*** EXCERPTED DATA

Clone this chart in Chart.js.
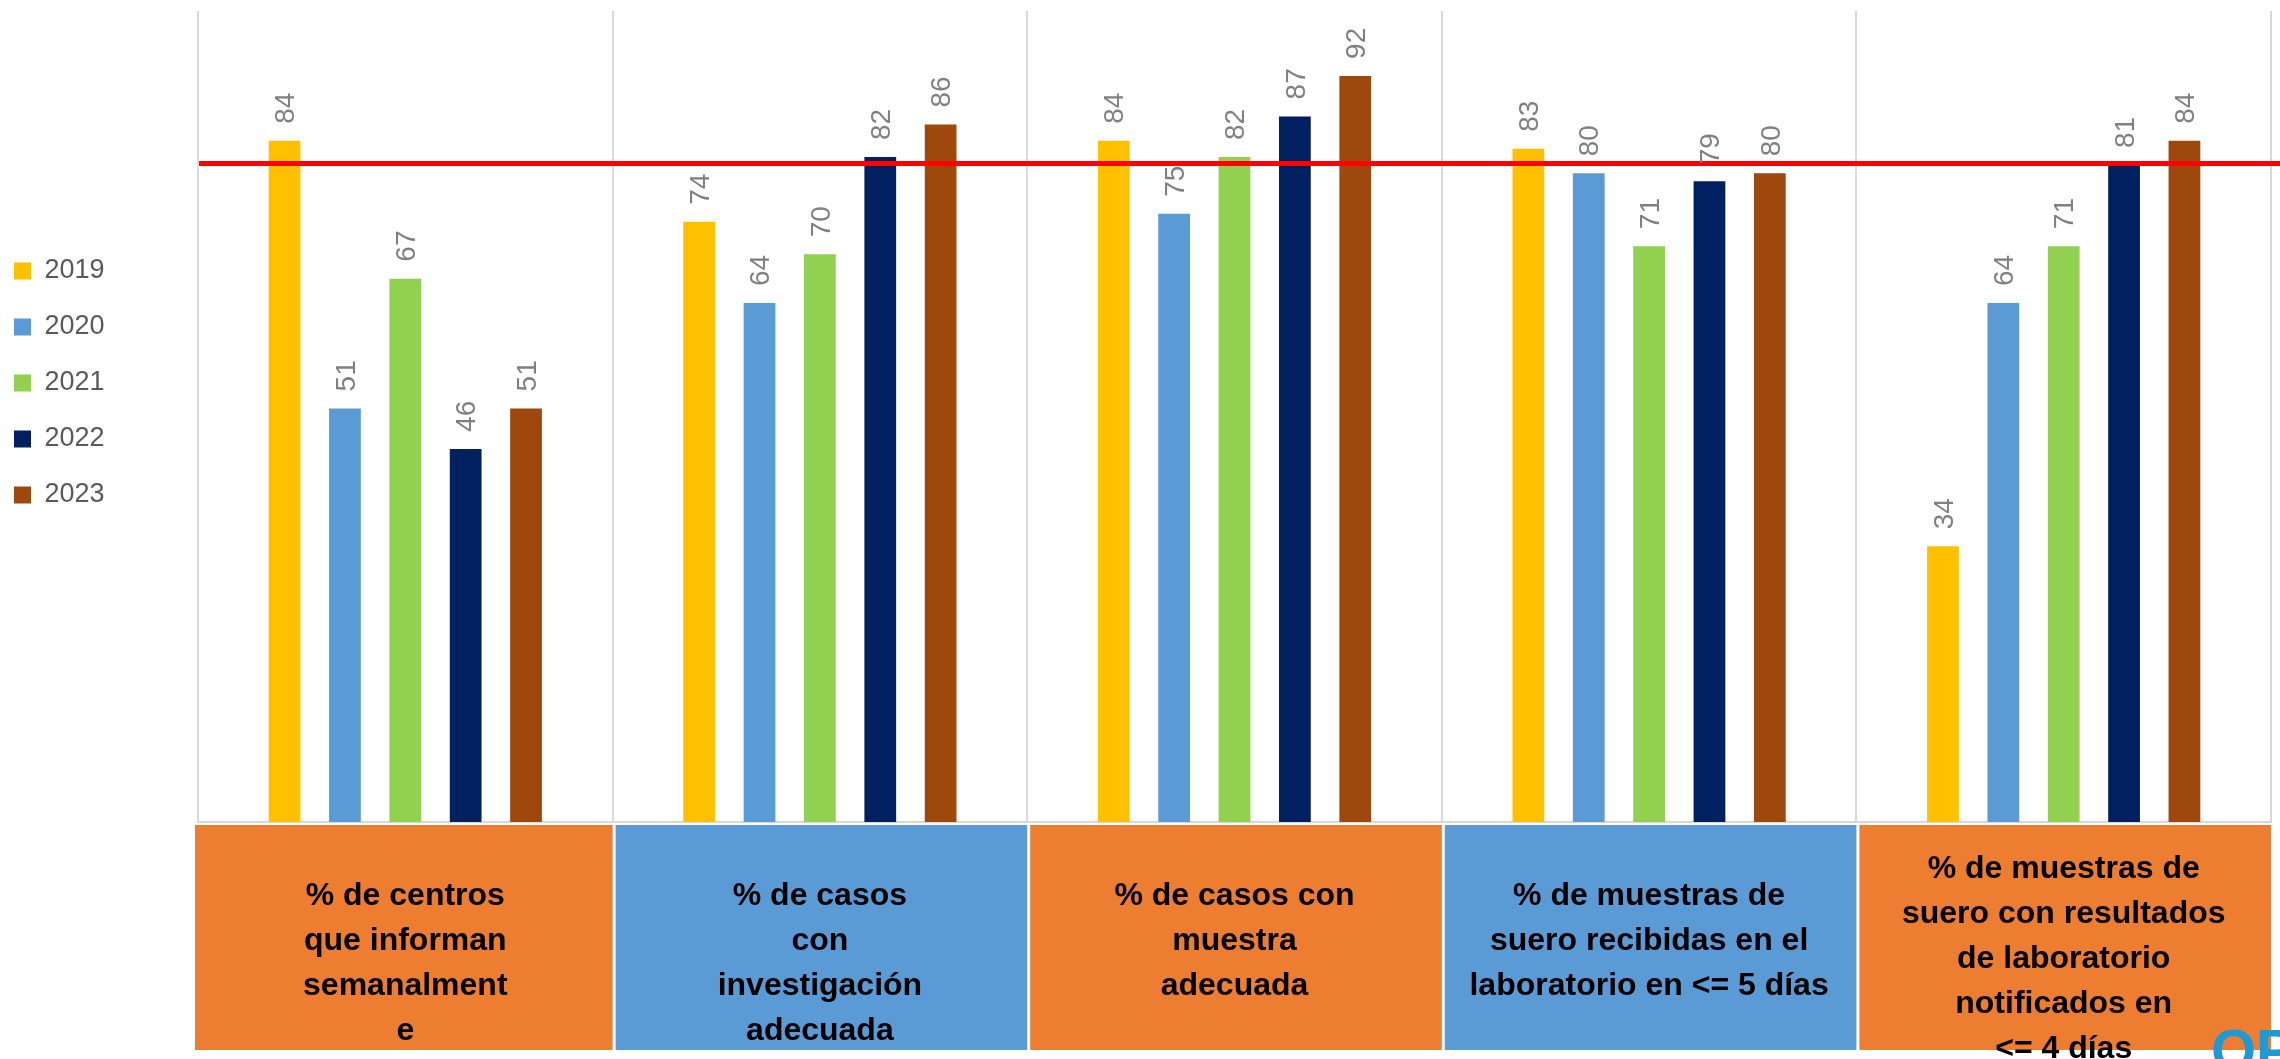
<!DOCTYPE html>
<html>
<head>
<meta charset="utf-8">
<script src="https://cdn.jsdelivr.net/npm/chart.js@4.4.1/dist/chart.umd.min.js"></script>
<style>
  html, body { margin: 0; padding: 0; background: #fff; }
  #wrap { width: 2280px; height: 1059px; position: relative; }
</style>
</head>
<body>
<div id="wrap"><canvas id="chart"></canvas></div>
<script>
// categories, one entry per group, already broken into lines as in the picture
const categories = [
  ["% de centros", "que informan", "semanalment", "e"],
  ["% de casos", "con", "investigación", "adecuada"],
  ["% de casos con", "muestra", "adecuada"],
  ["% de muestras de", "suero recibidas en el", "laboratorio en <= 5 días"],
  ["% de muestras de", "suero con resultados", "de laboratorio", "notificados en", "<= 4 días"],
];
const years = ["2019", "2020", "2021", "2022", "2023"];
const values2019 = [84, 74, 84, 83, 34];
const values2020 = [51, 64, 75, 80, 64];
const values2021 = [67, 70, 82, 71, 71];
const values2022 = [46, 82, 87, 79, 81];
const values2023 = [51, 86, 92, 80, 84];
const targetValue = 81.2;

const YEAR_COLORS = ["#FFC000", "#5B9BD5", "#92D050", "#002060", "#9E480E"];
const BOX_COLORS = ["#ED7D31", "#5B9BD5"];

Chart.defaults.font.family = "'Liberation Sans', Arial, sans-serif";

// red target line across the plot
const targetLine = {
  id: "targetLine",
  afterDatasetsDraw(chart) {
    const { ctx, chartArea } = chart;
    const y = chart.scales.y.getPixelForValue(targetValue);
    ctx.save();
    ctx.strokeStyle = "#FF0000";
    ctx.lineWidth = 5;
    ctx.beginPath();
    ctx.moveTo(chartArea.left + 1, y);
    ctx.lineTo(chart.width, y);
    ctx.stroke();
    ctx.restore();
  },
};

// rotated value labels above every bar
const barValues = {
  id: "barValues",
  afterDatasetsDraw(chart) {
    const { ctx } = chart;
    ctx.save();
    ctx.font = "28px 'Liberation Sans Narrow', 'Liberation Sans', sans-serif";
    ctx.fillStyle = "#808080";
    ctx.textAlign = "left";
    ctx.textBaseline = "middle";
    chart.data.datasets.forEach((ds, i) => {
      chart.getDatasetMeta(i).data.forEach((bar, j) => {
        ctx.save();
        ctx.translate(bar.x + 2, bar.y - 17);
        ctx.rotate(-Math.PI / 2);
        ctx.fillText(String(ds.data[j]), 0, 0);
        ctx.restore();
      });
    });
    ctx.restore();
  },
};

// coloured boxes holding the category names under the axis
const categoryBoxes = {
  id: "categoryBoxes",
  afterDraw(chart) {
    const { ctx, chartArea } = chart;
    const xs = chart.scales.x;
    const half = (xs.right - xs.left) / categories.length / 2;
    const top = chartArea.bottom + 3;
    const bottom = chartArea.bottom + 228;
    ctx.save();
    categories.forEach((lines, i) => {
      const cx = xs.getPixelForValue(i);
      const left = i === 0 ? cx - half - 3 : cx - half + 3;
      ctx.fillStyle = BOX_COLORS[i % 2];
      ctx.fillRect(left, top, cx + half - left, bottom - top);
      ctx.fillStyle = "#000";
      ctx.font = "bold 32px 'Liberation Sans', Arial, sans-serif";
      ctx.textAlign = "center";
      ctx.textBaseline = "alphabetic";
      const first = top + (lines.length > 4 ? 53 : 80);
      lines.forEach((line, k) => ctx.fillText(line, cx, first + k * 45));
    });
    // corner of the logo peeking in at bottom right
    ctx.fillStyle = "#1B9AD6";
    ctx.font = "bold 58px 'Liberation Sans', Arial, sans-serif";
    ctx.textAlign = "left";
    ctx.fillText("OPS", 2211, 1070);
    ctx.restore();
  },
};

const seriesValues = [values2019, values2020, values2021, values2022, values2023];

new Chart(document.getElementById("chart"), {
  type: "bar",
  data: {
    labels: categories.map((c) => c.join(" ")),
    datasets: years.map((year, i) => ({
      label: year,
      data: seriesValues[i],
      backgroundColor: YEAR_COLORS[i],
      borderWidth: 0,
      categoryPercentage: 0.728,
      barPercentage: 0.526,
    })),
  },
  options: {
    responsive: true,
    maintainAspectRatio: false,
    animation: false,
    layout: { padding: { top: 11, right: 9, bottom: 0, left: -15 } },
    plugins: {
      tooltip: { enabled: false },
      legend: {
        position: "left",
        align: "start",
        title: { display: true, text: " ", padding: { top: 203, bottom: 0 } },
        labels: {
          boxWidth: 17,
          boxHeight: 17,
          padding: 29,
          color: "#595959",
          font: { size: 27 },
        },
      },
    },
    scales: {
      x: {
        ticks: { display: false },
        grid: { offset: true, color: "#D9D9D9", lineWidth: 2, drawTicks: false },
        border: { display: true, color: "#D9D9D9", width: 2 },
        afterFit: (scale) => { scale.height = 237; },
      },
      y: {
        min: 0,
        max: 100,
        ticks: { display: false },
        grid: { display: false },
        border: { display: false },
        afterFit: (scale) => { scale.width = 213 - scale.chart.legend.width; },
      },
    },
  },
  plugins: [targetLine, barValues, categoryBoxes],
});
</script>
</body>
</html>
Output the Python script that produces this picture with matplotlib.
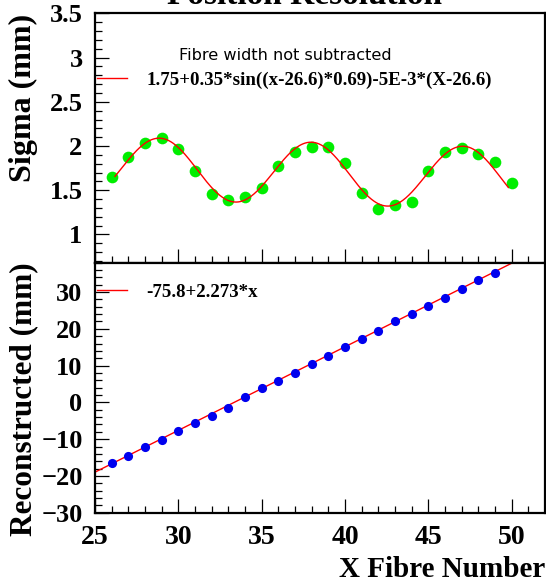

******

> [THE TASK]: Reproduce the entries above exactly. Do not include the images.

> [SOLUTION TO THIS PROBLEM]:
Clone this chart in Chart.js.
<!DOCTYPE html>
<html>
<head>
<meta charset="utf-8">
<script src="https://cdn.jsdelivr.net/npm/chart.js@4.4.1/dist/chart.umd.min.js"></script>
<style>
  html, body { margin: 0; padding: 0; background: #fff; }
  #wrap { width: 2280px; height: 1059px; position: relative; }
</style>
</head>
<body>
<div id="wrap"><canvas id="chart"></canvas></div>
<script>
// categories, one entry per group, already broken into lines as in the picture
const categories = [
  ["% de centros", "que informan", "semanalment", "e"],
  ["% de casos", "con", "investigación", "adecuada"],
  ["% de casos con", "muestra", "adecuada"],
  ["% de muestras de", "suero recibidas en el", "laboratorio en <= 5 días"],
  ["% de muestras de", "suero con resultados", "de laboratorio", "notificados en", "<= 4 días"],
];
const years = ["2019", "2020", "2021", "2022", "2023"];
const values2019 = [84, 74, 84, 83, 34];
const values2020 = [51, 64, 75, 80, 64];
const values2021 = [67, 70, 82, 71, 71];
const values2022 = [46, 82, 87, 79, 81];
const values2023 = [51, 86, 92, 80, 84];
const targetValue = 81.2;

const YEAR_COLORS = ["#FFC000", "#5B9BD5", "#92D050", "#002060", "#9E480E"];
const BOX_COLORS = ["#ED7D31", "#5B9BD5"];

Chart.defaults.font.family = "'Liberation Sans', Arial, sans-serif";

// red target line across the plot
const targetLine = {
  id: "targetLine",
  afterDatasetsDraw(chart) {
    const { ctx, chartArea } = chart;
    const y = chart.scales.y.getPixelForValue(targetValue);
    ctx.save();
    ctx.strokeStyle = "#FF0000";
    ctx.lineWidth = 5;
    ctx.beginPath();
    ctx.moveTo(chartArea.left + 1, y);
    ctx.lineTo(chart.width, y);
    ctx.stroke();
    ctx.restore();
  },
};

// rotated value labels above every bar
const barValues = {
  id: "barValues",
  afterDatasetsDraw(chart) {
    const { ctx } = chart;
    ctx.save();
    ctx.font = "28px 'Liberation Sans Narrow', 'Liberation Sans', sans-serif";
    ctx.fillStyle = "#808080";
    ctx.textAlign = "left";
    ctx.textBaseline = "middle";
    chart.data.datasets.forEach((ds, i) => {
      chart.getDatasetMeta(i).data.forEach((bar, j) => {
        ctx.save();
        ctx.translate(bar.x + 2, bar.y - 17);
        ctx.rotate(-Math.PI / 2);
        ctx.fillText(String(ds.data[j]), 0, 0);
        ctx.restore();
      });
    });
    ctx.restore();
  },
};

// coloured boxes holding the category names under the axis
const categoryBoxes = {
  id: "categoryBoxes",
  afterDraw(chart) {
    const { ctx, chartArea } = chart;
    const xs = chart.scales.x;
    const half = (xs.right - xs.left) / categories.length / 2;
    const top = chartArea.bottom + 3;
    const bottom = chartArea.bottom + 228;
    ctx.save();
    categories.forEach((lines, i) => {
      const cx = xs.getPixelForValue(i);
      const left = i === 0 ? cx - half - 3 : cx - half + 3;
      ctx.fillStyle = BOX_COLORS[i % 2];
      ctx.fillRect(left, top, cx + half - left, bottom - top);
      ctx.fillStyle = "#000";
      ctx.font = "bold 32px 'Liberation Sans', Arial, sans-serif";
      ctx.textAlign = "center";
      ctx.textBaseline = "alphabetic";
      const first = top + (lines.length > 4 ? 53 : 80);
      lines.forEach((line, k) => ctx.fillText(line, cx, first + k * 45));
    });
    // corner of the logo peeking in at bottom right
    ctx.fillStyle = "#1B9AD6";
    ctx.font = "bold 58px 'Liberation Sans', Arial, sans-serif";
    ctx.textAlign = "left";
    ctx.fillText("OPS", 2211, 1070);
    ctx.restore();
  },
};

const seriesValues = [values2019, values2020, values2021, values2022, values2023];

new Chart(document.getElementById("chart"), {
  type: "bar",
  data: {
    labels: categories.map((c) => c.join(" ")),
    datasets: years.map((year, i) => ({
      label: year,
      data: seriesValues[i],
      backgroundColor: YEAR_COLORS[i],
      borderWidth: 0,
      categoryPercentage: 0.728,
      barPercentage: 0.526,
    })),
  },
  options: {
    responsive: true,
    maintainAspectRatio: false,
    animation: false,
    layout: { padding: { top: 11, right: 9, bottom: 0, left: -15 } },
    plugins: {
      tooltip: { enabled: false },
      legend: {
        position: "left",
        align: "start",
        title: { display: true, text: " ", padding: { top: 203, bottom: 0 } },
        labels: {
          boxWidth: 17,
          boxHeight: 17,
          padding: 29,
          color: "#595959",
          font: { size: 27 },
        },
      },
    },
    scales: {
      x: {
        ticks: { display: false },
        grid: { offset: true, color: "#D9D9D9", lineWidth: 2, drawTicks: false },
        border: { display: true, color: "#D9D9D9", width: 2 },
        afterFit: (scale) => { scale.height = 237; },
      },
      y: {
        min: 0,
        max: 100,
        ticks: { display: false },
        grid: { display: false },
        border: { display: false },
        afterFit: (scale) => { scale.width = 213 - scale.chart.legend.width; },
      },
    },
  },
  plugins: [targetLine, barValues, categoryBoxes],
});
</script>
</body>
</html>
Output the Python script that produces this picture with matplotlib.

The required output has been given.